The ambassador said that he was in favour of the new automobile policy that the government has prepared for a five-year period. The Pakistani car market has been dominated by Japanese cars for the past three decades.

“I am personally satisfied with the new automobile policy that will ensure Pakistan’s transfer from combustion engine technology to hybrid and then to electric vehicles.”

“Right now, Pakistan’s automobile industry is practically assembling units.” Pakistan’s automobile market is mature enough to move from assembling stage to full-scale manufacturing base, he added.

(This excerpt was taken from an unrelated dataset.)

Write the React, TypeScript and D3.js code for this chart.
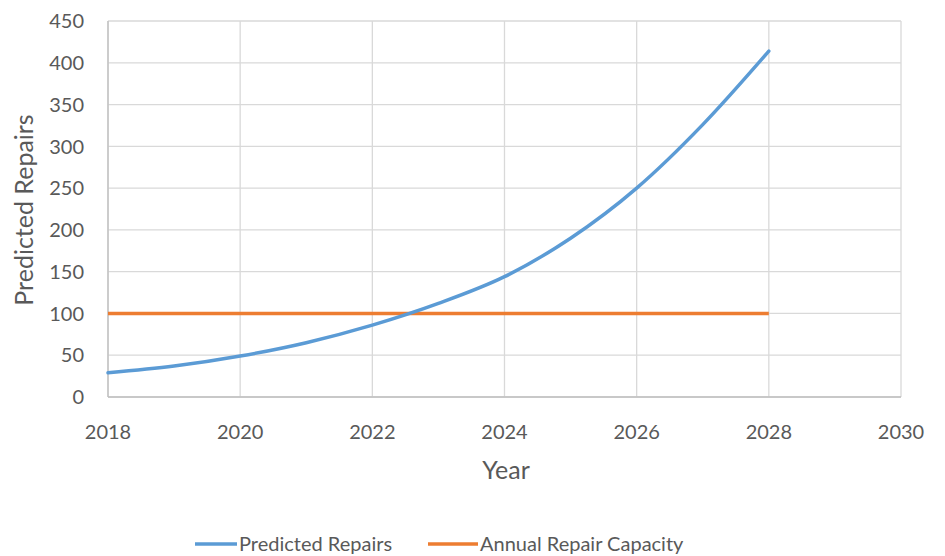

In light of local conditions including the electricity generation capacity, it is a bit difficult to jump from combustion to EV stage. Pakistan needs to take a step by step approach.

The ambassador said that during the past 25 years, Japanese carmakers have done a lot for localisation and “I know the speed of localisation is unsatisfactory in view of local buyers and we also have received some complaints”.

He said that there are some areas where the quality of local supplies is not high. There are some components that still have to be imported from Japanese suppliers.

Localisation also means new investment by Japanese suppliers and setting up factories in Pakistan. Japanese automakers are struggling to set up factories in Pakistan, he added. The Pakistan government could help us to give some incentives in taxation and some other benefits.

Japanese manufacturers can set up plants if incentives are given in the shape of tax and tariff reduction on import of necessary machinery, he added.

Published in The Express Tribune, August 15th, 2021.